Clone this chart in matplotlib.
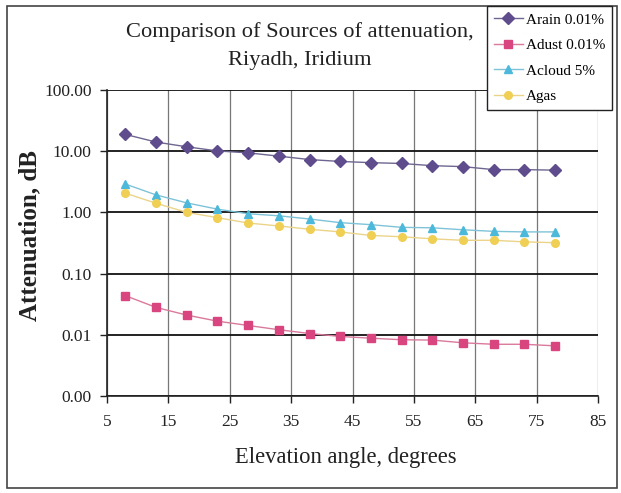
import matplotlib
matplotlib.use("Agg")
import matplotlib.pyplot as plt
from matplotlib.patches import Rectangle
from matplotlib.ticker import FixedLocator, FuncFormatter, NullLocator

elevation = [8, 13, 18, 23, 28, 33, 38, 43, 48, 53, 58, 63, 68, 73, 78]
arain = [18.8, 14.1, 11.8, 10.1, 9.4, 8.3, 7.3, 6.8, 6.5, 6.3, 5.8, 5.6, 5.0, 5.0, 4.9]
adust = [0.0436, 0.028, 0.021, 0.0167, 0.0142, 0.0121, 0.0105, 0.0094, 0.0088,
         0.0083, 0.0082, 0.0074, 0.0070, 0.0070, 0.0066]
acloud = [2.9, 1.93, 1.43, 1.13, 0.95, 0.88, 0.78, 0.68, 0.63, 0.57, 0.56, 0.52, 0.49, 0.48, 0.48]
agas = [2.06, 1.41, 1.0, 0.82, 0.67, 0.60, 0.53, 0.48, 0.42, 0.40, 0.37, 0.35, 0.35, 0.33, 0.32]
series_names = ["Arain 0.01%", "Adust 0.01%", "Acloud 5%", "Agas"]
x_ticks = [5, 15, 25, 35, 45, 55, 65, 75, 85]
y_ticks = [0.001, 0.01, 0.1, 1, 10, 100]

plt.rcParams['font.family'] = ['Liberation Serif', 'DejaVu Serif']

W, H = 621, 493
fig = plt.figure(figsize=(W / 100, H / 100), dpi=100)
fig.patch.set_facecolor('white')

left, right, top, bottom = 107, 598, 90, 396
ax = fig.add_axes([left / W, 1 - bottom / H, (right - left) / W, (bottom - top) / H])

styles = [
    dict(color='#5E4C8C', marker='D', ms=6.5, lc='#6E6690'),
    dict(color='#D9457F', marker='s', ms=5.5, lc='#D97A9C'),
    dict(color='#4CB8DA', marker='^', ms=6, lc='#7FC3D8'),
    dict(color='#F0CF55', marker='o', ms=5.5, lc='#EBD48A'),
]
handles = []
for vals, name, st in zip([arain, adust, acloud, agas], series_names, styles):
    h, = ax.plot(elevation, vals, color=st['lc'], lw=1.0, marker=st['marker'],
                 ms=st['ms'], mfc=st['color'], mec=st['color'], label=name, zorder=3)
    handles.append(h)

ax.set_yscale('log')
ax.set_xlim(5, 85)
ax.set_ylim(0.001, 100)
ax.xaxis.set_major_locator(FixedLocator(x_ticks))
ax.yaxis.set_major_locator(FixedLocator(y_ticks))
ax.yaxis.set_minor_locator(NullLocator())
ax.yaxis.set_major_formatter(FuncFormatter(lambda v, p: f"{v:.2f}"))
ax.xaxis.set_major_formatter(FuncFormatter(lambda v, p: f"{v:g}"))

ax.grid(axis='y', color='#111111', lw=1.3, zorder=1)
ax.grid(axis='x', color='#777777', lw=0.9, zorder=1)
for s in ['top', 'right']:
    ax.spines[s].set_visible(False)
for s in ['left', 'bottom']:
    ax.spines[s].set_color('#222222')
    ax.spines[s].set_linewidth(1.2)
ax.tick_params(axis='both', direction='out', length=5, width=1, colors='#222222',
               labelsize=12.5, labelcolor='#222222', pad=6)
ax.tick_params(axis='x', pad=8)

fig.text(300 / W, 1 - 32 / H, "Comparison of Sources of attenuation,", ha='center', va='center',
         fontsize=16.2, color='#222222')
fig.text(300 / W, 1 - 60 / H, "Riyadh, Iridium", ha='center', va='center',
         fontsize=16.2, color='#222222')

fig.text(30 / W, 1 - 236 / H, "Attenuation, dB", rotation=90, ha='center', va='center',
         fontsize=18, fontweight='bold', color='#222222')
fig.text(346 / W, 1 - 458 / H, "Elevation angle, degrees", ha='center', va='center',
         fontsize=16.3, color='#222222')

# outer frame
fig.patches.append(Rectangle((7 / W, 1 - 488 / H), (617 - 7) / W, (488 - 6) / H,
                             transform=fig.transFigure, fill=False, edgecolor='#444444',
                             lw=1.2, zorder=0))

leg = fig.legend(handles=handles, loc='upper left', bbox_to_anchor=(487 / W, 1 - 6 / H),
                 bbox_transform=fig.transFigure, fontsize=11, frameon=True, fancybox=False,
                 edgecolor='#222222', framealpha=1, borderpad=0.45, labelspacing=0.78,
                 handlelength=1.9, handletextpad=0.2, borderaxespad=0)
leg.get_frame().set_linewidth(1.0)

fig.savefig("out.png", dpi=100)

#### Exercise brief
Repeat the listing in full and exactly. Do not include any images.

#### Written reply
Clone this chart in matplotlib.
import matplotlib
matplotlib.use("Agg")
import matplotlib.pyplot as plt
from matplotlib.patches import Rectangle
from matplotlib.ticker import FixedLocator, FuncFormatter, NullLocator

elevation = [8, 13, 18, 23, 28, 33, 38, 43, 48, 53, 58, 63, 68, 73, 78]
arain = [18.8, 14.1, 11.8, 10.1, 9.4, 8.3, 7.3, 6.8, 6.5, 6.3, 5.8, 5.6, 5.0, 5.0, 4.9]
adust = [0.0436, 0.028, 0.021, 0.0167, 0.0142, 0.0121, 0.0105, 0.0094, 0.0088,
         0.0083, 0.0082, 0.0074, 0.0070, 0.0070, 0.0066]
acloud = [2.9, 1.93, 1.43, 1.13, 0.95, 0.88, 0.78, 0.68, 0.63, 0.57, 0.56, 0.52, 0.49, 0.48, 0.48]
agas = [2.06, 1.41, 1.0, 0.82, 0.67, 0.60, 0.53, 0.48, 0.42, 0.40, 0.37, 0.35, 0.35, 0.33, 0.32]
series_names = ["Arain 0.01%", "Adust 0.01%", "Acloud 5%", "Agas"]
x_ticks = [5, 15, 25, 35, 45, 55, 65, 75, 85]
y_ticks = [0.001, 0.01, 0.1, 1, 10, 100]

plt.rcParams['font.family'] = ['Liberation Serif', 'DejaVu Serif']

W, H = 621, 493
fig = plt.figure(figsize=(W / 100, H / 100), dpi=100)
fig.patch.set_facecolor('white')

left, right, top, bottom = 107, 598, 90, 396
ax = fig.add_axes([left / W, 1 - bottom / H, (right - left) / W, (bottom - top) / H])

styles = [
    dict(color='#5E4C8C', marker='D', ms=6.5, lc='#6E6690'),
    dict(color='#D9457F', marker='s', ms=5.5, lc='#D97A9C'),
    dict(color='#4CB8DA', marker='^', ms=6, lc='#7FC3D8'),
    dict(color='#F0CF55', marker='o', ms=5.5, lc='#EBD48A'),
]
handles = []
for vals, name, st in zip([arain, adust, acloud, agas], series_names, styles):
    h, = ax.plot(elevation, vals, color=st['lc'], lw=1.0, marker=st['marker'],
                 ms=st['ms'], mfc=st['color'], mec=st['color'], label=name, zorder=3)
    handles.append(h)

ax.set_yscale('log')
ax.set_xlim(5, 85)
ax.set_ylim(0.001, 100)
ax.xaxis.set_major_locator(FixedLocator(x_ticks))
ax.yaxis.set_major_locator(FixedLocator(y_ticks))
ax.yaxis.set_minor_locator(NullLocator())
ax.yaxis.set_major_formatter(FuncFormatter(lambda v, p: f"{v:.2f}"))
ax.xaxis.set_major_formatter(FuncFormatter(lambda v, p: f"{v:g}"))

ax.grid(axis='y', color='#111111', lw=1.3, zorder=1)
ax.grid(axis='x', color='#777777', lw=0.9, zorder=1)
for s in ['top', 'right']:
    ax.spines[s].set_visible(False)
for s in ['left', 'bottom']:
    ax.spines[s].set_color('#222222')
    ax.spines[s].set_linewidth(1.2)
ax.tick_params(axis='both', direction='out', length=5, width=1, colors='#222222',
               labelsize=12.5, labelcolor='#222222', pad=6)
ax.tick_params(axis='x', pad=8)

fig.text(300 / W, 1 - 32 / H, "Comparison of Sources of attenuation,", ha='center', va='center',
         fontsize=16.2, color='#222222')
fig.text(300 / W, 1 - 60 / H, "Riyadh, Iridium", ha='center', va='center',
         fontsize=16.2, color='#222222')

fig.text(30 / W, 1 - 236 / H, "Attenuation, dB", rotation=90, ha='center', va='center',
         fontsize=18, fontweight='bold', color='#222222')
fig.text(346 / W, 1 - 458 / H, "Elevation angle, degrees", ha='center', va='center',
         fontsize=16.3, color='#222222')

# outer frame
fig.patches.append(Rectangle((7 / W, 1 - 488 / H), (617 - 7) / W, (488 - 6) / H,
                             transform=fig.transFigure, fill=False, edgecolor='#444444',
                             lw=1.2, zorder=0))

leg = fig.legend(handles=handles, loc='upper left', bbox_to_anchor=(487 / W, 1 - 6 / H),
                 bbox_transform=fig.transFigure, fontsize=11, frameon=True, fancybox=False,
                 edgecolor='#222222', framealpha=1, borderpad=0.45, labelspacing=0.78,
                 handlelength=1.9, handletextpad=0.2, borderaxespad=0)
leg.get_frame().set_linewidth(1.0)

fig.savefig("out.png", dpi=100)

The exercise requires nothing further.